We all took the week off, though it is going by faster than I anticipated. Yesterday was crisp and cold, no higher than the freezing mark, but there was no wind so it wasn’t uncomfortable to go out and fill the bird feeders, and throw a stick for the dog.
Chickadees and doves and two kinds of woodpeckers swarmed the newly-filled feeders, perhaps gathering what they could before today’s rain. Later that night a pack of coyotes howled and yipped in the distance; their calls traveling easily through the thin, frigid air to our dog, who stood on alert for nearly an hour.
Today it is raining, and though, according to our weather station, it’s warmer, the winter damp can be paralyzing. I am fighting a cold, not a bad one; sore throat, congestion. However, I have pulled something in my shoulder, so even coughing hurts. It is a good excuse for a nap, and truly, I haven’t done much else.
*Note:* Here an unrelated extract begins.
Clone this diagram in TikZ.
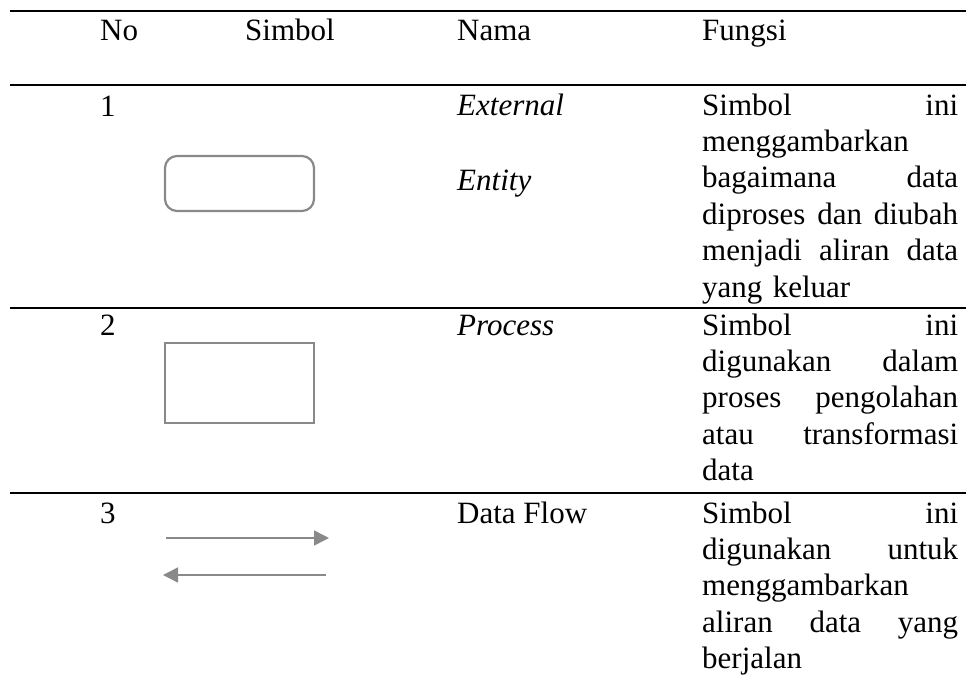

Life right now is about managing my energy, trying not to run myself into the ground the way I used to. I was reading an article about how much of the emotional labor of the holidays falls on women, driven to perfection as so many of us are. When my nieces and nephews were small, I put a lot effort into finding the perfect personalized gift for each of them, running around from store to store and spending way too much money. I stopped being able to do that when I had kids of my own. Similarly, we used to travel all the way to Connecticut late on Christmas night after spending the evening with L’s extended family. A few years ago, we stopped doing any visits at all on Christmas Day and it’s been the best thing.
I realized the other day that this is why I keep my Christmas decorations up as long as I do. There are those who take their decorations down right after Christmas and put everything away. I don’t like to take things down until the “twelfth day” of Christmas because I don’t have time before Christmas to relax and enjoy the tree and the lights. Christmas morning, after all the presents have been opened, is when the season finally belongs to me and I want some time to enjoy it.